I snowboarded again 1 month to the day (Nov 23, 2016) that I got out of chemo but only made one run. I was beyond exhausted. But I had the biggest smile on my face. The next day I made two runs. Then I was toast. Right after that I had to start 6 weeks of radiation (which my doctor had to talk me into). I was so bummed because that was the best winter Tahoe had seen in 20 years and I was stuck in Huntington Beach. Radiation everyday. So I planned it so I could get up at 5am. Drive to the local mountains. Snowboard for 2 hours then drive back just in time for my radiation in the afternoon. It kept me sane.
In the past 2 years since chemo I’ve had a broken rib & broken hand (snowboarding) and basically broke my thumb in half playing basketball with my 11 year old nephew. Yep-fragile bones. Gout and shingles came to visit my body too. And a hernia (which I think happened when I broke my rib). But I am alive and living and happy.
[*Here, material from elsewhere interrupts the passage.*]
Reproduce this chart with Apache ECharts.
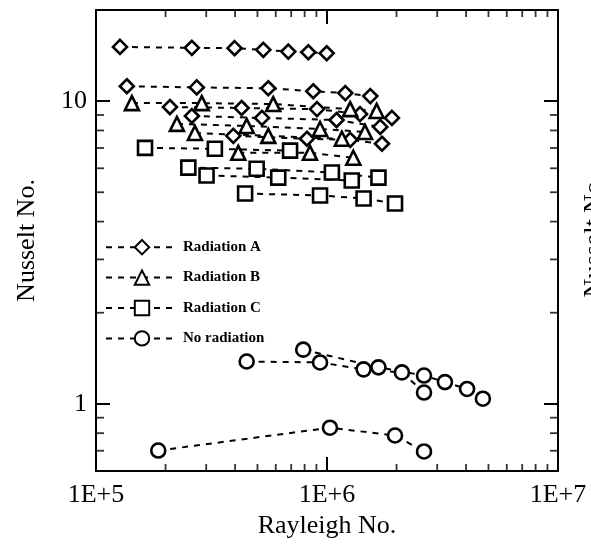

Yesterday I got my 2 years all clear. Cancer has taught me to not sweat the small stuff. Appreciate everyday you wake up. Every time I get bummed when I have to sit in traffic I just remember when I was in chemo I said “I would love to sit in traffic”. It gave me a new perspective.
Anyone going thru this….keep your head up and remember you can do anything you put your mind to. And know that there is a God.